Выбрать главу

Кузина же была смущена и стояла, опустив глаза. Я нежно взял ее руки в свои и заверил, что ей нечего опасаться и я буду хранить ее тайну, и если она хочет уйти, то я не стану препятствовать ей ни единым словом. Но когда в ответ на мое рыцарское заявление, она промолчала, во мне пробудился обычный мужчина, который начал самоутверждаться со всей решительностью, тем более, что я видел ее бурно волнующуюся под корсетом грудь, выдающую истинные эмоции моей кузины.

— Ну же, Жюльетта! — Воскликнул я. — Скажи, ты хочешь, чтобы я ушел? — Она по-прежнему молчала.

Я был озадачен и не знал, что делать. Наверное, мне следовало тотчас же проявить к кузине уважение и отказаться от любых попыток добиться от нее услуг, которые, по всей видимости, она была готова оказать любому незнакомцу, придя сюда. А может быть стоило отнестись к ней как к женщине легкого поведения и без лишних колебаний озвучить ей свои предложения, которые я сделал бы любой женщине в подобной ситуации, поскольку был бы совершенно уверен, что мои предложения будут благосклонно приняты. Но женщины до того странные создания! Их мораль, порой, не поддается никакому объяснению! Некоторые из них в подобной ситуации, не колеблясь, предались бы самому грандиозному разврату, другие же при аналогичных обстоятельствах превратились бы в неприступную крепость. Но в любом случае, дама, пришедшая в дом мадам де Сент-Эдме, едва ли могла рассчитывать, что к ней будут относиться как к нравственной особе. А ведь Жюльетта ставила себя на одну доску с ними! Тем не менее, если при обычных светских обстоятельствах наша родственная связь могла бы мне помочь, сейчас она могла стать серьезным препятствием для нас обоих. Все-таки для меня Жюльетта ассоциировалась с семьей, респектабельностью, безупречным прошлым и еще недавним своим целомудрием.

Но признаюсь, что наши воспоминания о юношеских забавах могли для нас обоих стать предлогом, чтобы оживить прошлое и соединить его с настоящим.

Во время наших развлечений нас мало волновала благопристойность — украдкой сорванные поцелуи, ласки языком, нескромно гуляющие под одеждой руки, — все это вело нас к порогу наивысшего наслаждения. Однажды мы с ней вдвоем спрятались в сарае, и она позволила моей руке добраться до ее маленькой девичьей пизденки, которую я попытался возбудить при помощи пальца. Тем временем нежные ручки Жюльетты теребили мой хуй, пока он не восстал в ее честь, налившись силой. Но наши игры не вылились ни во что более серьезное, и после того случая мы не виделись вплоть до сегодняшнего дня.

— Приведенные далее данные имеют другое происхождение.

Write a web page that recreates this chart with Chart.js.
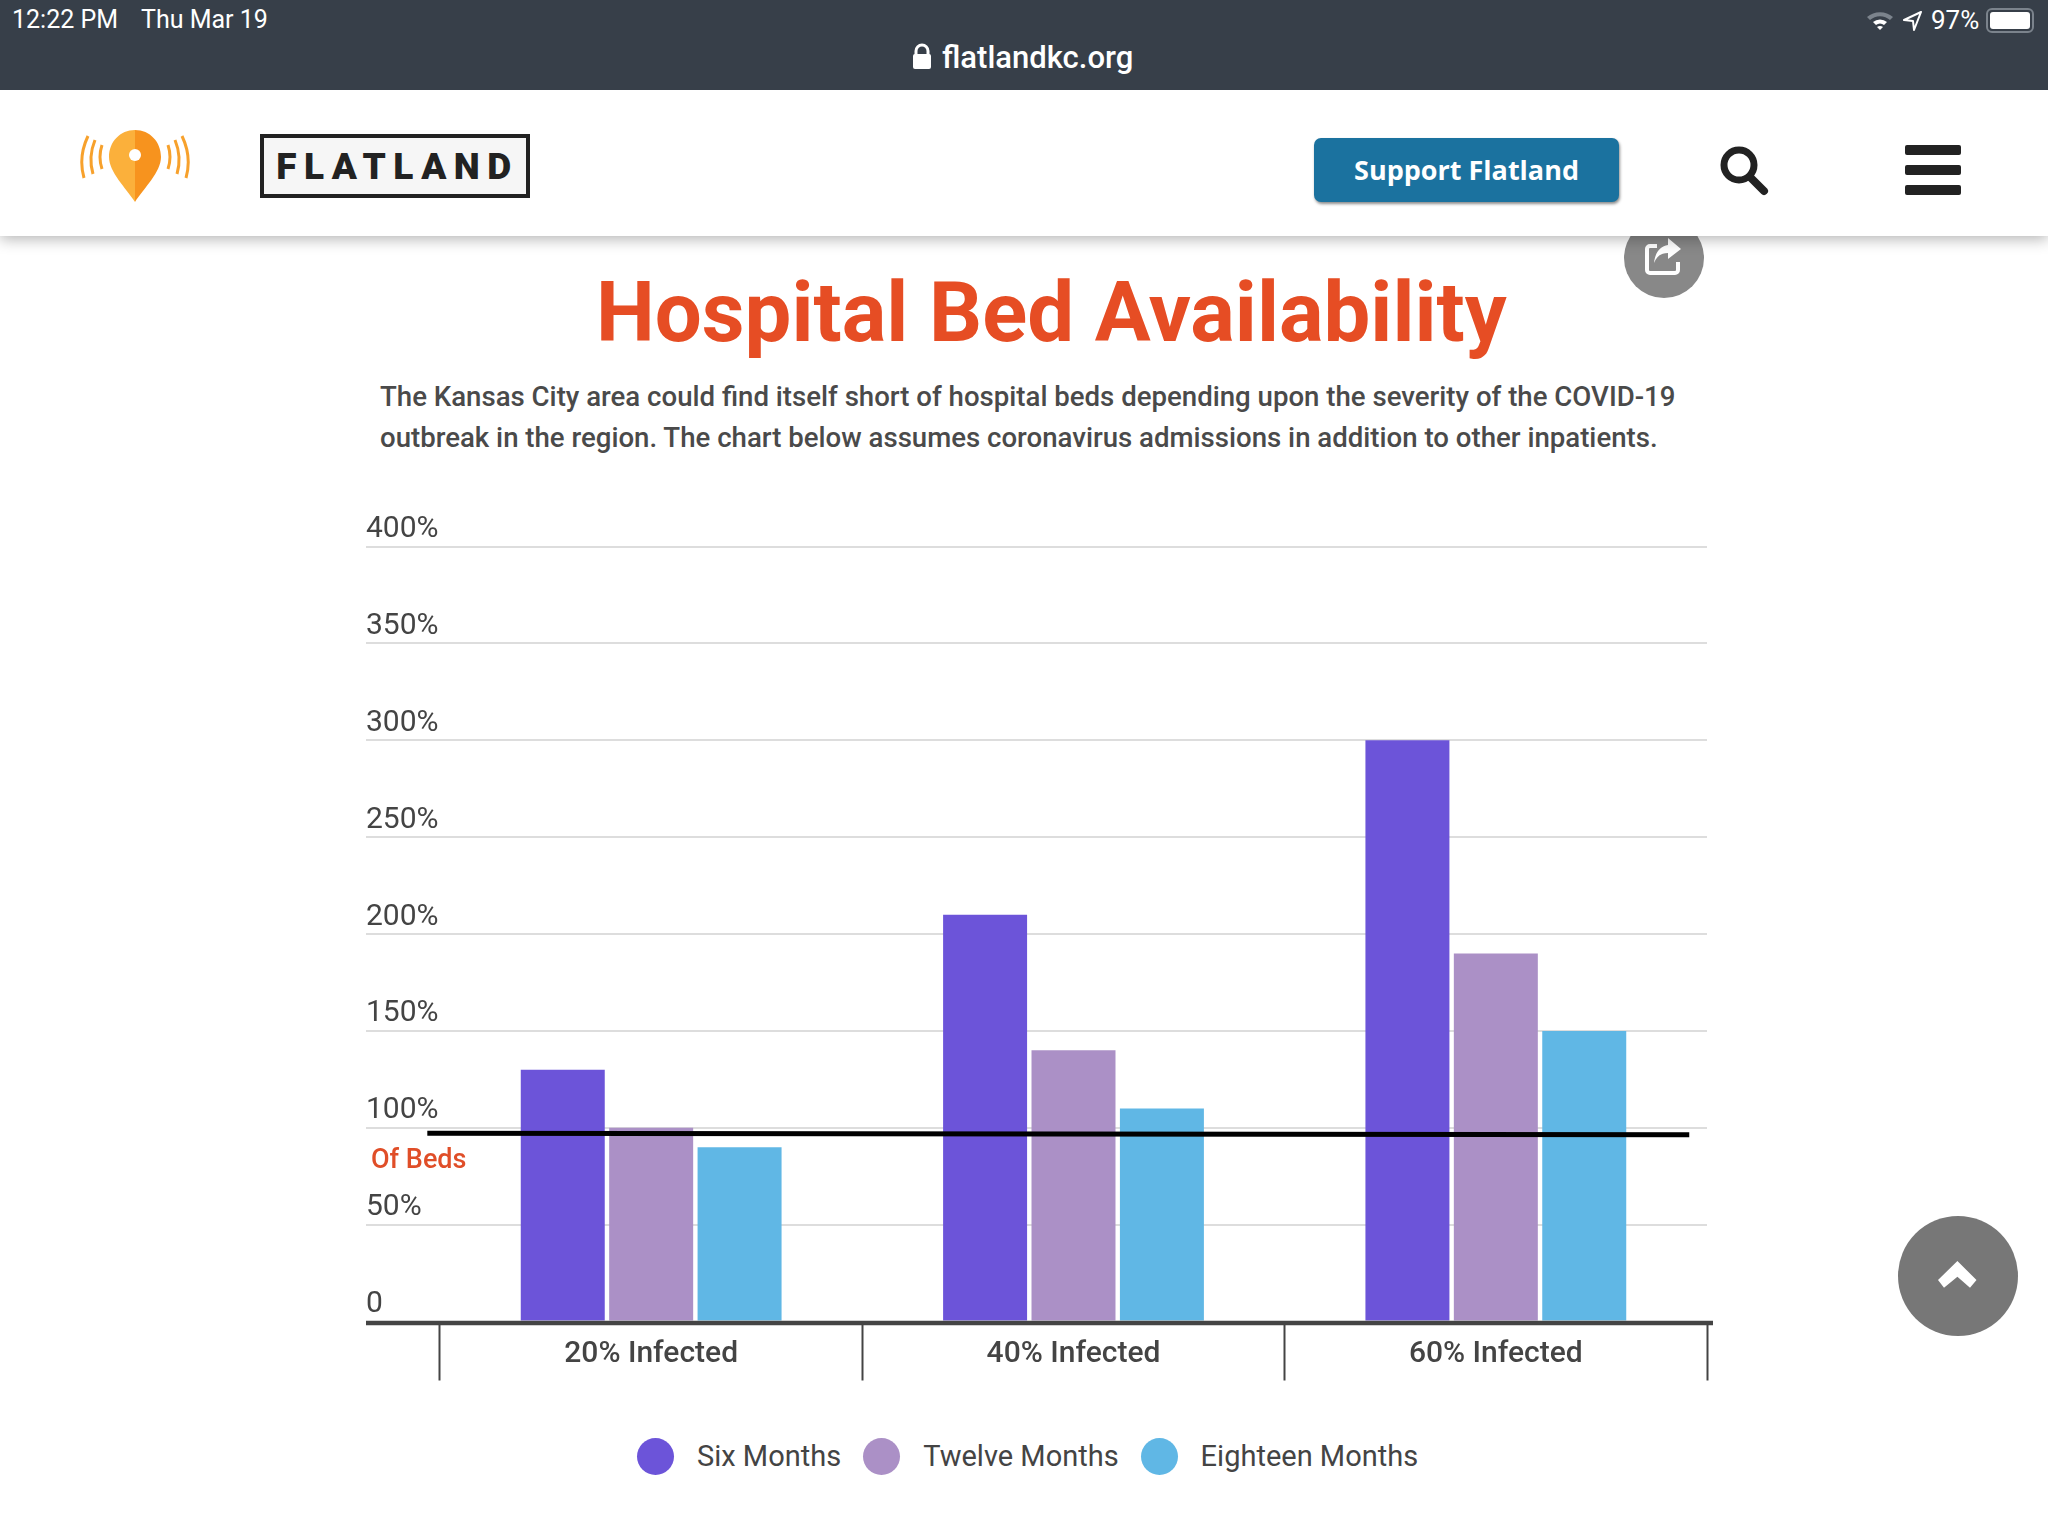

Я напомнил ей о том дне, она улыбнулась, преодолев свое смущение, было ли оно истинным или притворным.

— Давай не будем вспоминать об этом, — заявила она, — мы были такими глупыми!

— Это верно, было настоящей глупостью не воспользоваться предоставленным нам шансом! Но теперь, когда мы так неожиданно встретились…

— Скажи, когда ты вошел сюда, ты не знал, что это я?

— Честно сказать, не знал.

— Хорошо, а если бы ты узнал меня раньше, ты вошел бы?

— Скорее всего я решил бы, что для тебя будет лучше, если мы не встретимся, но я был бы очень разочарован, ведь ты такая красивая! А что насчет тебя? Что бы ты сделала, если бы узнала меня?

— Мне бы следовало убежать.

— Но почему? Ты думаешь, я не сумею по достоинству оценить твое очарование, как другой мужчина.

— Но ведь ты и любой другой мужчина это совсем не одно и то же. Ты же мой родственник. А я здесь не для того, чтобы встречаться с членом семьи.

— Я не собираюсь тебя переубеждать, — с улыбкой ответил я, смеясь, — но прошу, давай забудем, что мы родственники. Сейчас я моту думать о тебе только как об очаровательной молодой женщине, которую вижу впервые. И если ты позволишь мне объясниться в своих чувствах и сделать свое предложение, то я уверен, тебе гораздо больше захочется выслушать меня, чем подчиниться страху и внутреннему протесту.

— Это так необычно, что мы здесь, с тобой. Мне странно находиться здесь, и я чувствую, что очень рискую.

— Значит, если бы сегодняшнее свидание было продолжением нашей последней сцены в сарае, то грех, — если бы о нем вообще могла идти речь, — показался бы тебе менее тяжким и менее пикантным и даже почти позволительным, как в браке?